:: What you need to do ::
The lines to return are those from the one containing "Write a Python" down to the one containing "plt.rcParams['mathtext.fontset'] = 'stix'", inclusive; return them exactly and nothing else.

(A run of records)

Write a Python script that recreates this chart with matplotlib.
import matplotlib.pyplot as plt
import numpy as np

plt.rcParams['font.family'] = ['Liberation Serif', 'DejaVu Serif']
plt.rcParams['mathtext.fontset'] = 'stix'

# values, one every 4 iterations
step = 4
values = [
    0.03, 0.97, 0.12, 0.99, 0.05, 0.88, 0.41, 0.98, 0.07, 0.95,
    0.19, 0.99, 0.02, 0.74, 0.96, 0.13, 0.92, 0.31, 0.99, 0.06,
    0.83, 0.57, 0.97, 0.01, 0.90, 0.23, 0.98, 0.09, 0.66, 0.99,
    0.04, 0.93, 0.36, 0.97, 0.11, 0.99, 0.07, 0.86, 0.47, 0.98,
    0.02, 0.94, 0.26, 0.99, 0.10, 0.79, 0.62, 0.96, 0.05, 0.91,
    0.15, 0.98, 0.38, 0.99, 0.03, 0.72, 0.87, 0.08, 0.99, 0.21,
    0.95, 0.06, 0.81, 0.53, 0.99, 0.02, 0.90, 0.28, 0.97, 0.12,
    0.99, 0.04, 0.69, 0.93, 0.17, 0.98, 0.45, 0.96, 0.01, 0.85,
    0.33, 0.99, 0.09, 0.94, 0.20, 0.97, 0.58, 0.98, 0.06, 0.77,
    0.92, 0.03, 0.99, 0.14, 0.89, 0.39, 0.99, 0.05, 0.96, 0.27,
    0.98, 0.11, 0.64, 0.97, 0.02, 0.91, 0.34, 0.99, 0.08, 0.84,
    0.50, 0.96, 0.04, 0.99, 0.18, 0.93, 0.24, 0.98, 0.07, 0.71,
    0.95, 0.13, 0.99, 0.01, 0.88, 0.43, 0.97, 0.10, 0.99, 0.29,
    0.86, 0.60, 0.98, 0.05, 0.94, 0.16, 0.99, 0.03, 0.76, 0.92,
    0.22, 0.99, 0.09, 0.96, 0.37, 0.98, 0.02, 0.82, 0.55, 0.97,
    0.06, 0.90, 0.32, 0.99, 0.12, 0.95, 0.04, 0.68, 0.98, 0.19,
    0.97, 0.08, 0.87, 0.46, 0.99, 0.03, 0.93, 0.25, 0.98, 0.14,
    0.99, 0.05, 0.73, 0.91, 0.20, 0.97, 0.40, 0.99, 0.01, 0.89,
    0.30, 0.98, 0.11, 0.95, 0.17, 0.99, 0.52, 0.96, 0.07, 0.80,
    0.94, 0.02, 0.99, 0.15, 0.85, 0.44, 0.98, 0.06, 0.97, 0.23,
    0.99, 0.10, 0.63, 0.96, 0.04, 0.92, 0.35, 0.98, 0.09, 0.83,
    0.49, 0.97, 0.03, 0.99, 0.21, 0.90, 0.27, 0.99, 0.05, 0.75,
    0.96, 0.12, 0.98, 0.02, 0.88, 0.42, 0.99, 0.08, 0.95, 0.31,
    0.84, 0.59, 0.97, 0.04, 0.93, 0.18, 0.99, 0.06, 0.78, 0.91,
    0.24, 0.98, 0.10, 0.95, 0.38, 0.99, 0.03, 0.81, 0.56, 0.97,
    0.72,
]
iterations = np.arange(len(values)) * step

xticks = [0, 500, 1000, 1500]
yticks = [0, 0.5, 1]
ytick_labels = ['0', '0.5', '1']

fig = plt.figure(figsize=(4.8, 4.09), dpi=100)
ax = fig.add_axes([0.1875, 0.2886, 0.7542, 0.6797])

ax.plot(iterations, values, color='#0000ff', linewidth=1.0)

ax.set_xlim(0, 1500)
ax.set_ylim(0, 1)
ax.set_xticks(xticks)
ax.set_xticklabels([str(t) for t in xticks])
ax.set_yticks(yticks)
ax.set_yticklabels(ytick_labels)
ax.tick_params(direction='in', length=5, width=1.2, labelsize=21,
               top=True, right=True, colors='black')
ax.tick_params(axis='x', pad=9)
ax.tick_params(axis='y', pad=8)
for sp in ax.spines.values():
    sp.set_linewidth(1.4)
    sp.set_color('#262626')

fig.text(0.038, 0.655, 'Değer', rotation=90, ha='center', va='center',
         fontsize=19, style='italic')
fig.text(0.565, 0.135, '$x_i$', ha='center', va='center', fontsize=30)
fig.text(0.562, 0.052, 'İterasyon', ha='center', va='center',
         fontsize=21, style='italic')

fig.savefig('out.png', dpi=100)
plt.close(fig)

...

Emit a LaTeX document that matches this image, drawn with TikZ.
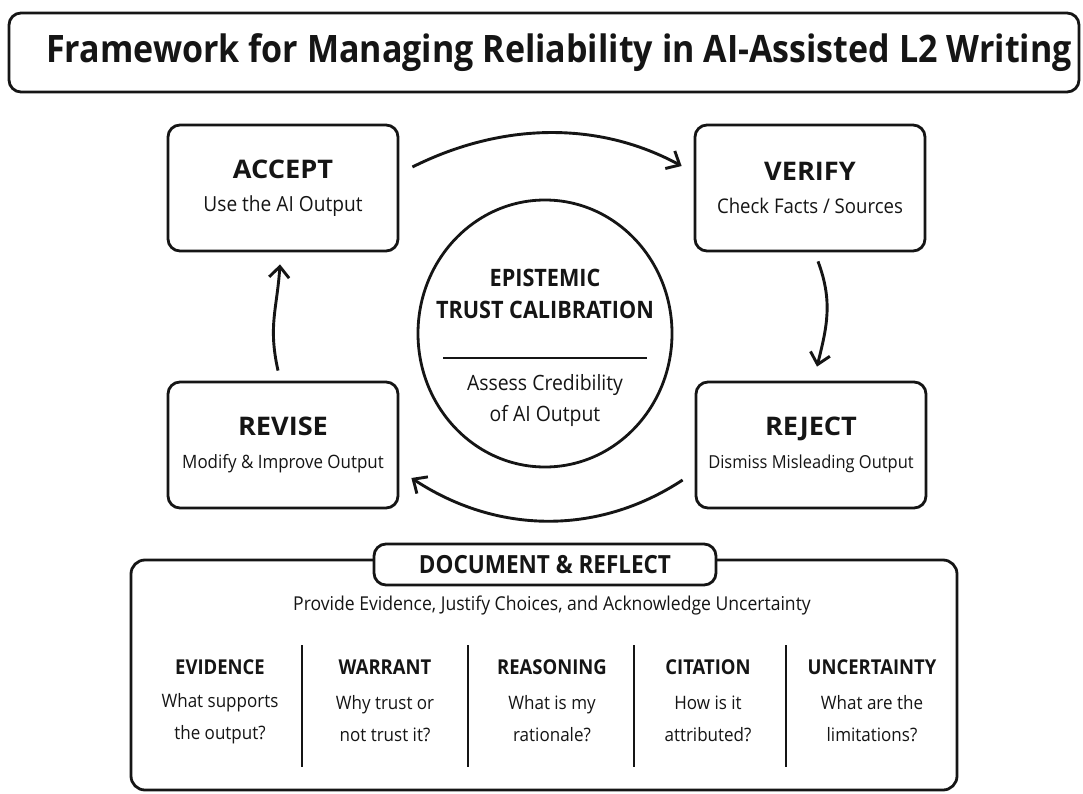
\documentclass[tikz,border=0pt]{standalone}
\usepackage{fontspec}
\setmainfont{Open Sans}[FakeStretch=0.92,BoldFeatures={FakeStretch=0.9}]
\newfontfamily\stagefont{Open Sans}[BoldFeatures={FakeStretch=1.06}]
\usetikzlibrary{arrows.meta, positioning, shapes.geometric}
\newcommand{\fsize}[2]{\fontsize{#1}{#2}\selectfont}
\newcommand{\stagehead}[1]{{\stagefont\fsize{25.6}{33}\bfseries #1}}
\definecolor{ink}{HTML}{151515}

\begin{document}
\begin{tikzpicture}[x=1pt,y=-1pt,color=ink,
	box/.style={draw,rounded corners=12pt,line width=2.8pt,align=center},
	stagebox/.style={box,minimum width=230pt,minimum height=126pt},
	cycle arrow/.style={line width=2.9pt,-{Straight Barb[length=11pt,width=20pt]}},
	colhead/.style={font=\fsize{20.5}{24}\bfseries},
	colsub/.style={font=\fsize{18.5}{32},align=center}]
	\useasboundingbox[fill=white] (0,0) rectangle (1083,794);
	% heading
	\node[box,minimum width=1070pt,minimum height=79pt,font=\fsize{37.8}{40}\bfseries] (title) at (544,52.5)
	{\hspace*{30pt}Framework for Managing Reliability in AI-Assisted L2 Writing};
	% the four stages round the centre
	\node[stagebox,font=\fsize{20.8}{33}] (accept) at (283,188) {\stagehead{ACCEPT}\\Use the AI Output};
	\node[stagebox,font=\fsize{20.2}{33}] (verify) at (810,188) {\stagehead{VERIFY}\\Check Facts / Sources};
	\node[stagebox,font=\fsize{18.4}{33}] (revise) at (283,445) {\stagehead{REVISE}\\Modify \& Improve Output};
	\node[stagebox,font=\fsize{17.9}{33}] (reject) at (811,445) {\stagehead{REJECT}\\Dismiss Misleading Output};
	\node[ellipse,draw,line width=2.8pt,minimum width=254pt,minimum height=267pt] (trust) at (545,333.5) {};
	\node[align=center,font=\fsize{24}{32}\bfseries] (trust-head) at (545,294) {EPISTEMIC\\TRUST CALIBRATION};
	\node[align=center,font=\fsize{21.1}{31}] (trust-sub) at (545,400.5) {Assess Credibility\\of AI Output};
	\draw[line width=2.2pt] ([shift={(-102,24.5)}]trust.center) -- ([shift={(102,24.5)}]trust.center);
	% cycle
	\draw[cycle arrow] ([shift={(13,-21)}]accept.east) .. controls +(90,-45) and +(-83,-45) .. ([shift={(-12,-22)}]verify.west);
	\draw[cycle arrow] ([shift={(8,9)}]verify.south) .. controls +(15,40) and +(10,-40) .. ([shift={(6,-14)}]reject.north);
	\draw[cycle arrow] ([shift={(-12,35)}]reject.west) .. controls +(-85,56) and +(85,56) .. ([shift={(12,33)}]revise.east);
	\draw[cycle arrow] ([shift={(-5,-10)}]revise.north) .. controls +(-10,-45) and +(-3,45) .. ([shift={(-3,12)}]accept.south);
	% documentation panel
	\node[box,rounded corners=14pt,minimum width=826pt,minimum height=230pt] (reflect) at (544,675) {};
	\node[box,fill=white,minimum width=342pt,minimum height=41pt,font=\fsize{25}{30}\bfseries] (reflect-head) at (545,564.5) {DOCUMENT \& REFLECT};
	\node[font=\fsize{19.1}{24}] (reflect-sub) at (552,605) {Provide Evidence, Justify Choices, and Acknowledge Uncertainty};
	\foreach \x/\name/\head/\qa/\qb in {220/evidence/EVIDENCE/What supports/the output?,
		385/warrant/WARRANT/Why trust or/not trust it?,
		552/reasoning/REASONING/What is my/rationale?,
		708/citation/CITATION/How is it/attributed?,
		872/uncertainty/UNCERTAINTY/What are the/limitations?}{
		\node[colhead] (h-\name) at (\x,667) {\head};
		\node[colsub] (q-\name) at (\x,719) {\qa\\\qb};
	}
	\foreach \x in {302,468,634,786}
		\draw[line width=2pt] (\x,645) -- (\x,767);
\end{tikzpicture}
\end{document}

---

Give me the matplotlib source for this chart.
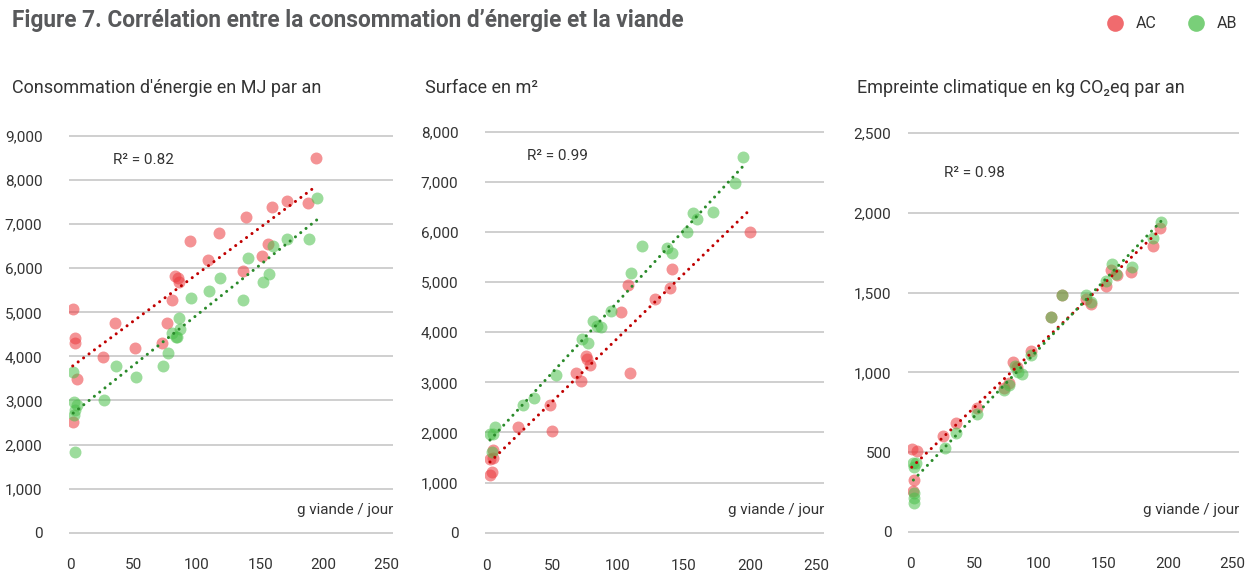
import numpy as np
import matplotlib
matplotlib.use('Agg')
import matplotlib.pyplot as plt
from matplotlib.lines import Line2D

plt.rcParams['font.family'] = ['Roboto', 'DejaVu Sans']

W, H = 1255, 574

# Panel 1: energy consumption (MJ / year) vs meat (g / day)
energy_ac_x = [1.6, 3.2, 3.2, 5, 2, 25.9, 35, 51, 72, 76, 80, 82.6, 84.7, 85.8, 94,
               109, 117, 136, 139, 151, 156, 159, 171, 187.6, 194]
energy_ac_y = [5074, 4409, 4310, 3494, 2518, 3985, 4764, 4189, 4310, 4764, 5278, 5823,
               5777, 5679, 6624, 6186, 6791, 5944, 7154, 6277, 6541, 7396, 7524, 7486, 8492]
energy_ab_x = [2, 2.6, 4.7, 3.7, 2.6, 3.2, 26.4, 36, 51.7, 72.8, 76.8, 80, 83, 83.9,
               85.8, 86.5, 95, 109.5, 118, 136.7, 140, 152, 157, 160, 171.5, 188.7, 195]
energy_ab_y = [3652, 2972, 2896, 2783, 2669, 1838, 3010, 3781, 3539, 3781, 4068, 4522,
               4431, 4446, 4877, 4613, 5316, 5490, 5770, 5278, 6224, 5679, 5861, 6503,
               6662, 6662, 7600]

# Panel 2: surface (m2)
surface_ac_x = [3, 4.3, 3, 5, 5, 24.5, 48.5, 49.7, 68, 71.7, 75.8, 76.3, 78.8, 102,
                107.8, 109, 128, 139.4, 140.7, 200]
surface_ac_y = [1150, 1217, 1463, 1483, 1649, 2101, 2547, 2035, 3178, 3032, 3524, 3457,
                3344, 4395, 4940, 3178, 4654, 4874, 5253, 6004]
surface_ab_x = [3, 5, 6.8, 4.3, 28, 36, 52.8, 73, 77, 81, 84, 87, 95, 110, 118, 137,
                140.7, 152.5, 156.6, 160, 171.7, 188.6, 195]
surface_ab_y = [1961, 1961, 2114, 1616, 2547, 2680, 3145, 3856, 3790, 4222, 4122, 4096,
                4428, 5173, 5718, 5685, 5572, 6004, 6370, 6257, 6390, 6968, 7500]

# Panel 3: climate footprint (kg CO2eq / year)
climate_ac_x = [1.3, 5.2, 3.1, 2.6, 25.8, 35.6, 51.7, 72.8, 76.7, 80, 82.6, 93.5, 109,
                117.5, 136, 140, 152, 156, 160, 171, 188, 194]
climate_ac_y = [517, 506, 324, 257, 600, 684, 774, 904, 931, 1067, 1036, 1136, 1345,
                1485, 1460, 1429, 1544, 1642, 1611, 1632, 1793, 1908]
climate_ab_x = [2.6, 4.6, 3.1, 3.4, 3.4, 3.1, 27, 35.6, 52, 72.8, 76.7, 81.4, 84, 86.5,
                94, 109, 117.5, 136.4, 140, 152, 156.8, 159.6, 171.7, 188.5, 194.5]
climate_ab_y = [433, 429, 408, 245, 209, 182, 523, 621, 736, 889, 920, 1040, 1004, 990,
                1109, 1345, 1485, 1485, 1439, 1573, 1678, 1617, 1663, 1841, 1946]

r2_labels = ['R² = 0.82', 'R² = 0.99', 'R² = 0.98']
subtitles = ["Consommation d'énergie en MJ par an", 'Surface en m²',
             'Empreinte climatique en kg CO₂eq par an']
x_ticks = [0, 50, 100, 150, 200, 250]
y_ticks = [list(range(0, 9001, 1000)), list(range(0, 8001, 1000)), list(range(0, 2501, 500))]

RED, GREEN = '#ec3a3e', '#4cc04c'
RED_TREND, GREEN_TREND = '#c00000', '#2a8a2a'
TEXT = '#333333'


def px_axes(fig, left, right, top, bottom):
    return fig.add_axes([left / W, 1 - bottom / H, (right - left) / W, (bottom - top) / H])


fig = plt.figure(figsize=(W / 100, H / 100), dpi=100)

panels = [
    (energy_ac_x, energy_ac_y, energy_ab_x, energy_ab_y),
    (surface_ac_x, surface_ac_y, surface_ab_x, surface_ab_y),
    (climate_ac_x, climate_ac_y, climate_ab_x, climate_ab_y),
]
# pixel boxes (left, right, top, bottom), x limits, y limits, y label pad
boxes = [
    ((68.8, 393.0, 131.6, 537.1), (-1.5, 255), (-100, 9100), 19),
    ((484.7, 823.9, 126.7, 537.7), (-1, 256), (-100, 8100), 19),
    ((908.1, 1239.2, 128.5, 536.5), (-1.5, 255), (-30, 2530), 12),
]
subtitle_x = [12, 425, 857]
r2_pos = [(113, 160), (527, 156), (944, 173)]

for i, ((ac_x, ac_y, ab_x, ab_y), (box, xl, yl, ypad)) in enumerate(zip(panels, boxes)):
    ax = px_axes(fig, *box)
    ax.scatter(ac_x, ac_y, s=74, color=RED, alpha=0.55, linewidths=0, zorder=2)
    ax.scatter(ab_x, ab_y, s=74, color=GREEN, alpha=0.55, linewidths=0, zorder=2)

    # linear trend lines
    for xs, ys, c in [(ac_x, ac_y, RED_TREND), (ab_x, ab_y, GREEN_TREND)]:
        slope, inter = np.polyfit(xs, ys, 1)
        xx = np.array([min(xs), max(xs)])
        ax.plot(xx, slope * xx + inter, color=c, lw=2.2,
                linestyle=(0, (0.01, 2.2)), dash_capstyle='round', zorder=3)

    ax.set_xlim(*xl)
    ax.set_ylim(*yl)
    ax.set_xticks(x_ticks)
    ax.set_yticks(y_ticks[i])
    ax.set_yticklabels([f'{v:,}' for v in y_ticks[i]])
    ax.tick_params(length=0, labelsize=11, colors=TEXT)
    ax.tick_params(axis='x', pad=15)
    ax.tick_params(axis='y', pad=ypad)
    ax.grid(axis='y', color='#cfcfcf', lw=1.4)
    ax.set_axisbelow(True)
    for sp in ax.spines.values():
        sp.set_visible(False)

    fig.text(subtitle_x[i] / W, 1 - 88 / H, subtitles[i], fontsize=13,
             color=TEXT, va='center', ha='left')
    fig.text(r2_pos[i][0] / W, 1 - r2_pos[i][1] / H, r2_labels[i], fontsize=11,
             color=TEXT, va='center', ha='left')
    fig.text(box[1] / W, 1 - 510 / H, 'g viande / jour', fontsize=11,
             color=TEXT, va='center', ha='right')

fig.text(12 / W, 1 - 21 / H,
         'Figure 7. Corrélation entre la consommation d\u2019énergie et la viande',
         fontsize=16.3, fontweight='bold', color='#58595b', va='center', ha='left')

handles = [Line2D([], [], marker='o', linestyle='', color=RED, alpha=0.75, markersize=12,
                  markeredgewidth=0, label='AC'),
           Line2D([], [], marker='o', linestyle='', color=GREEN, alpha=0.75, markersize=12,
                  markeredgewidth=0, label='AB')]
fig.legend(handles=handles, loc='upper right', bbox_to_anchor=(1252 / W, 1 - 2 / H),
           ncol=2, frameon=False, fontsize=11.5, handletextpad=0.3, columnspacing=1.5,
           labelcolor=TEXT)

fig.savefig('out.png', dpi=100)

:: Task output ::
Write a Python script that recreates this chart with matplotlib.
import matplotlib.pyplot as plt
import numpy as np

plt.rcParams['font.family'] = ['Liberation Serif', 'DejaVu Serif']
plt.rcParams['mathtext.fontset'] = 'stix'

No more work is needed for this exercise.